A morning at the National Gallery
It’s still a wonderful asset and advantage to tourists and locals alike that you can see all the treasures of the National Gallery for nothing.
Two trips to the Rijksmuseum and Van Gogh set me back nearly 40 euros.
Yesterday the tutor of our excellent art course organised a curated tour to accompany her course of European post-Renaissance Art.
Despite the ambit we started with the famous Raphael of the Crucifixion noting the colours and its rather serene quality; we moved to the Masaccio of Virgin and Child – the first artist to employ and understand perspective – and next to it the Paolo Uccello of the Battle of Romano which so entranced David Hockney as an art student.
I was more interested in the Golden Age of Dutch Art but to get to its one room you passed through two rooms of Rubens.
Our tutor made the good point that the huge canvases tell a picture with which the modern viewer cannot empathise. That is why I like Dutch Art. It was the first expression of urban, non-religious art and an art market.

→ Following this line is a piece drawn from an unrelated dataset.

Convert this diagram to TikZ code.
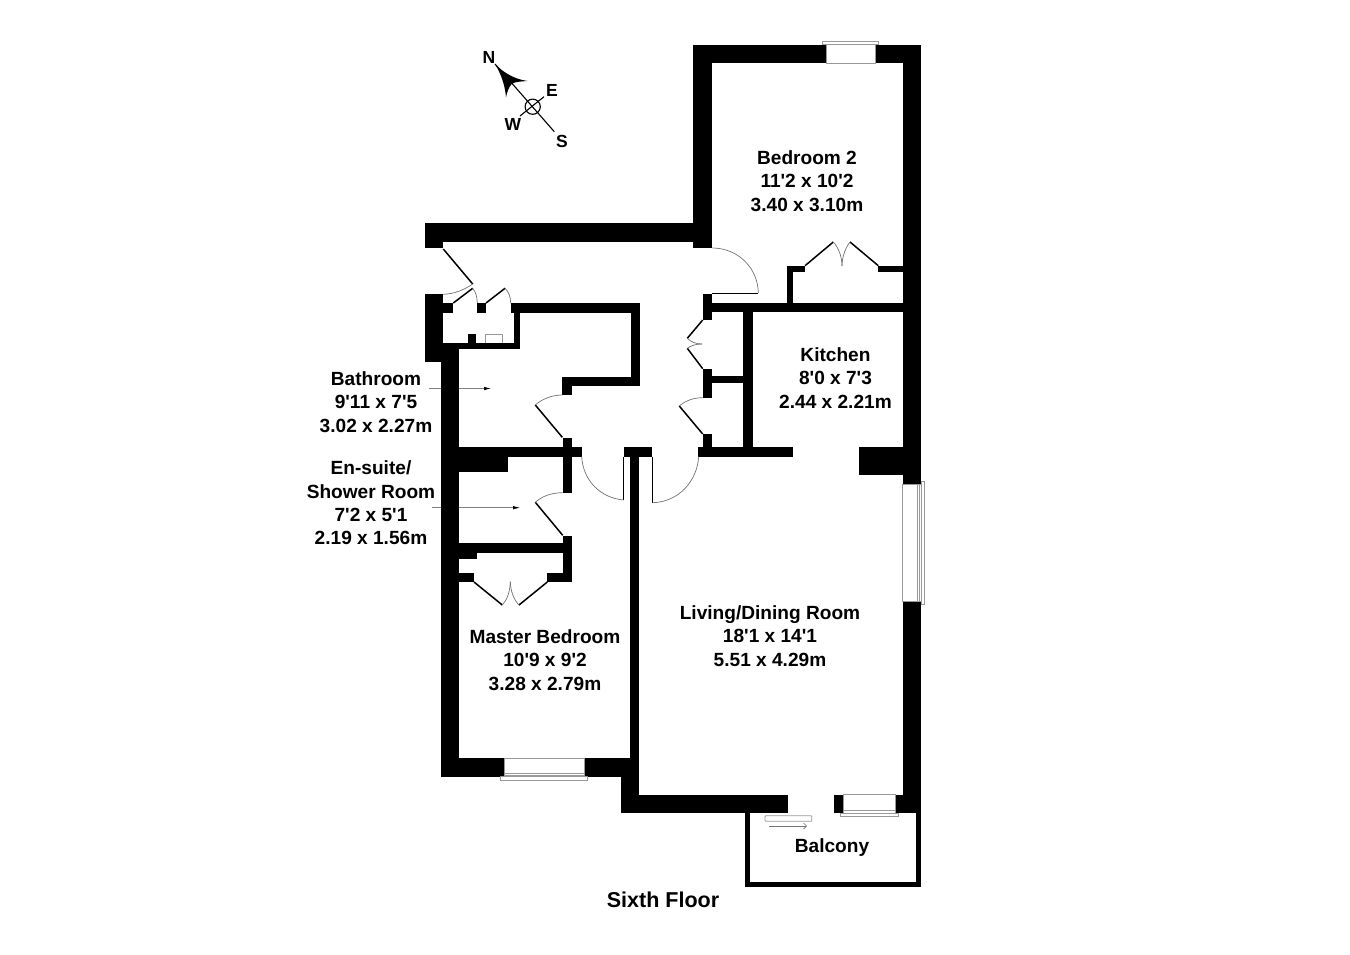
\documentclass[tikz,border=0pt]{standalone}
\usepackage{fontspec}
\setmainfont[Ligatures=TeXOff]{Liberation Sans}
\usetikzlibrary{arrows.meta}
\tikzset{
  wall/.style={fill=black,draw=none},
  leaf/.style={draw=black,line width=1.5pt},
  swing/.style={draw=black!55,line width=.7pt},
  pane/.style={draw=black!40,line width=.8pt,fill=white},
  label/.style={font=\bfseries\fontsize{19.1}{23.4}\selectfont,align=center,inner sep=0pt,text=black},
  compassletter/.style={font=\bfseries\fontsize{17.5}{18}\selectfont,inner sep=0pt,text=black},
  pointer/.style={draw=black!50,line width=.7pt,-{Latex[black,length=7pt,width=3.5pt]}},
}
\newcommand{\wl}[4]{\fill[wall] (#1,#2) rectangle (#3,#4);}
\begin{document}
\begin{tikzpicture}[x=1pt,y=-1pt]
\useasboundingbox (0,0) rectangle (1350,954);
\fill[white] (0,0) rectangle (1350,954);
% leader arrows
\coordinate (bathS) at (429,388.5); \coordinate (bathE) at (491,388.5);
\coordinate (ensS) at (432,507.7); \coordinate (ensE) at (520,507.7);
\draw[pointer] (bathS) -- (bathE);
\draw[pointer] (ensS) -- (ensE);
% outer walls: bedroom 2
\wl{693.3}{44.7}{826}{63.3}
\wl{875}{44.7}{921}{63.3}
\wl{693.3}{44.7}{712.3}{248.2}
\wl{902.7}{44.7}{921}{484.3}
\wl{859.3}{447.3}{902.7}{475}
\wl{902.7}{601.7}{921}{813.3}
% hall top
\wl{425}{223.3}{712.3}{242.3}
\wl{425}{242.3}{443.3}{248.3}
% left block
\wl{425}{294.3}{443.3}{361.7}
\wl{443.3}{303.3}{453.3}{312.7}
\wl{440.7}{343.3}{459}{777}
% cupboard
\wl{443.3}{343.3}{520}{349.3}
\wl{514}{303.3}{520}{349.3}
\wl{477.3}{303.3}{486}{312.7}
\wl{468.3}{334}{476}{343.5}
\draw[pane,fill=none] (485.7,343.3) -- (485.7,334.7) -- (502.7,334.7) -- (502.7,343.3);
% bathroom
\wl{511}{303.3}{640}{312.7}
\wl{630.7}{303.3}{640}{386}
\wl{562.3}{376.7}{640}{386}
\wl{562.3}{376.7}{572}{395}
\wl{459}{447.3}{581.7}{456.7}
\wl{459}{456.7}{508}{472.3}
\wl{562.7}{437.7}{571.7}{492.7}
% en-suite
\wl{562.7}{535.7}{571.7}{582}
\wl{459}{543.3}{562.7}{552.7}
\wl{459}{552.7}{477.3}{558.7}
\wl{459}{572.7}{474}{582}
\wl{547.3}{572.7}{571.7}{582}
% centre
\wl{624.3}{447.3}{652.3}{456.7}
\wl{630}{456.7}{639.3}{795}
% kitchen and cupboards
\wl{698.3}{447.3}{792.7}{456.7}
\wl{702.7}{434.3}{712.3}{447.3}
\wl{702.7}{369}{712.3}{397.7}
\wl{702.7}{294}{712.3}{320}
\wl{702.7}{303.3}{902.7}{312.3}
\wl{743.3}{303.3}{752.7}{447.3}
\wl{712.3}{376}{743.3}{382.7}
% bedroom 2 wardrobe
\wl{787}{265.7}{793}{303.3}
\wl{787}{265.7}{805}{272.3}
\wl{878.3}{265.7}{902.7}{272.3}
% bottom
\wl{440.7}{758.3}{504}{777}
\wl{584.3}{758.3}{630}{777}
\wl{620.7}{758.3}{639.3}{813.3}
\wl{620.7}{794.7}{788.3}{813.3}
\wl{834}{794.7}{843.3}{813.3}
\wl{895.7}{794.7}{902.7}{813.3}
% balcony
\wl{745}{813.3}{750}{887}
\wl{745}{881.7}{921}{887}
\wl{916}{813.3}{921}{887}
% windows
\draw[pane] (826,44.7) rectangle (875,63.3);
\draw[pane] (822.7,41.7) rectangle (878.7,44.7);
\draw[pane] (902.7,484.3) rectangle (921,601.7);
\draw[pane] (917.3,484.3) -- (917.3,601.7);
\draw[pane] (919.2,484.3) -- (919.2,601.7);
\draw[pane] (921,481) rectangle (924,604.3);
\draw[pane] (504,758.3) rectangle (584.3,775);
\draw[pane] (504,773.3) -- (584.3,773.3);
\draw[pane] (500.7,776.7) rectangle (587.7,780.3);
\draw[pane] (843.3,794.7) rectangle (895.7,813.3);
\draw[pane] (843.3,810) -- (895.7,810);
\draw[pane] (840,813.3) rectangle (898.7,816.7);
\draw[pane,rounded corners=.8pt] (765,815.7) rectangle (811.7,821.3);
\draw[swing,-{Straight Barb[length=3pt,width=6pt]}] (769.3,826) -- (807,826);
% door leaves
\draw[leaf] (443.3,249) -- (472.7,284);
\draw[leaf] (453.3,303) -- (472.7,288.3);
\draw[leaf] (486,303) -- (505,288.3);
\draw[leaf] (562.3,437.3) -- (535.3,405);
\draw[leaf] (562.7,535.3) -- (535.3,502.3);
\draw[leaf] (474,582) -- (502.3,605);
\draw[leaf] (547.3,582) -- (519,605);
\draw[leaf] (623.7,456.7) -- (623.7,500);
\draw[leaf] (652.7,456.7) -- (652.7,502.7);
\draw[leaf] (702.7,320) -- (687.3,338.3);
\draw[leaf] (702.7,368.7) -- (687.3,348.3);
\draw[leaf] (702.7,434) -- (679.3,406);
\draw[leaf] (712.3,293.5) -- (758.3,293.5);
\draw[leaf] (805,265.7) -- (833.3,242);
\draw[leaf] (878.3,265.7) -- (850,242);
% door swings
\draw[swing] (443.3,294.3) .. controls (454,294) and (464,290) .. (472.7,284);
\draw[swing] (472.7,288.3) .. controls (476,292) and (477,297) .. (477.3,303);
\draw[swing] (505,288.3) .. controls (509,292) and (510.5,297) .. (510.7,303.3);
\draw[swing] (535.3,405) .. controls (542,399) and (552,395) .. (562.3,395);
\draw[swing] (535.3,502.3) .. controls (542,496) and (552,492.7) .. (562.7,492.7);
\draw[swing] (502.3,605) .. controls (507,600) and (510,592) .. (510.3,581.7);
\draw[swing] (519,605) .. controls (514,600) and (510.7,592) .. (510.3,581.7);
\draw[swing] (581.7,456.7) .. controls (583,480) and (600,498) .. (623.7,500);
\draw[swing] (698.7,456.7) .. controls (697,482) and (678,502) .. (652.7,502.7);
\draw[swing] (687.3,338.3) .. controls (691,342) and (696,344) .. (702,344);
\draw[swing] (687.3,348.3) .. controls (691,345.5) and (696,344) .. (702,344);
\draw[swing] (679.3,406) .. controls (685,401) and (693,397.7) .. (702.7,397.7);
\draw[swing] (712.3,248) .. controls (738,248) and (758,268) .. (758.3,293);
\draw[swing] (833.3,242) .. controls (838,247) and (842,256) .. (842,266);
\draw[swing] (850,242) .. controls (846,247) and (842,256) .. (842,266);
% compass
\draw[black,line width=1.1pt] (495,64) -- (554.3,131.7);
\draw[black,line width=1.1pt] (544,96.7) -- (520,116);
\draw[black,line width=1.1pt] (532.7,106.7) circle (7.6);
\fill[black] (495,64) .. controls (505,74) and (515,79) .. (527.3,81) .. controls (520,81.5) and (514,82) .. (511.7,84) .. controls (509,87) and (507,92) .. (506,97.3) .. controls (505,85) and (501,74) .. (495,64) -- cycle;
\node[compassletter] (n) at (489,57) {N};
\node[compassletter] (e) at (552,90) {E};
\node[compassletter] (w) at (513,124) {W};
\node[compassletter] (s) at (562,141) {S};
% labels
\node[label] (bed2) at (807,181) {Bedroom 2\\11'2 x 10'2\\3.40 x 3.10m};
\node[label] (kit) at (835.5,378) {Kitchen\\8'0 x 7'3\\2.44 x 2.21m};
\node[label] (bath) at (376,402) {Bathroom\\9'11 x 7'5\\3.02 x 2.27m};
\node[label] (ens) at (371,503) {En-suite/\\Shower Room\\7'2 x 5'1\\2.19 x 1.56m};
\node[label] (mast) at (545,660) {Master Bedroom\\10'9 x 9'2\\3.28 x 2.79m};
\node[label] (liv) at (770,636) {Living/Dining Room\\18'1 x 14'1\\5.51 x 4.29m};
\node[label] (balc) at (832,848) {Balcony};
\node[label,font=\bfseries\fontsize{21.5}{24}\selectfont] (floor) at (663,900) {Sixth Floor};
\end{tikzpicture}
\end{document}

These stark but detailed landscapes were pre-Constable, Corot and Delacroix. They often had a huge sky and a church in the background. It’s a style that the great Americans artists like Edward Hopper and Andrew Wyeth successfully followed.
It was a fecund period in which the independent Netherlands produced 1.3 to 1.4 million paintings, extraordinary for a population of 2 million. All the great landscapists – Jacob van Ruiydael, Cuyp, van Ostade, Hobenler – were there. Some of these could have been bought for £5 at the turn of the last century.
The National Gallery has traditionally concentrated on Greek, Roman, Italian and French Art with British art more represented in Tate Britain. This is a shame.
By lunch time I was rather tired on my pins and Museumitis had set in.
London was gridlocked by the Nato conference so I did the sensible thing and walked. One thing I don’t miss about London is being stuck in traffic in a taxi with the rising meter and a chatty driver bemoaning Uber.
At least the castigation of the Mayor has ceased.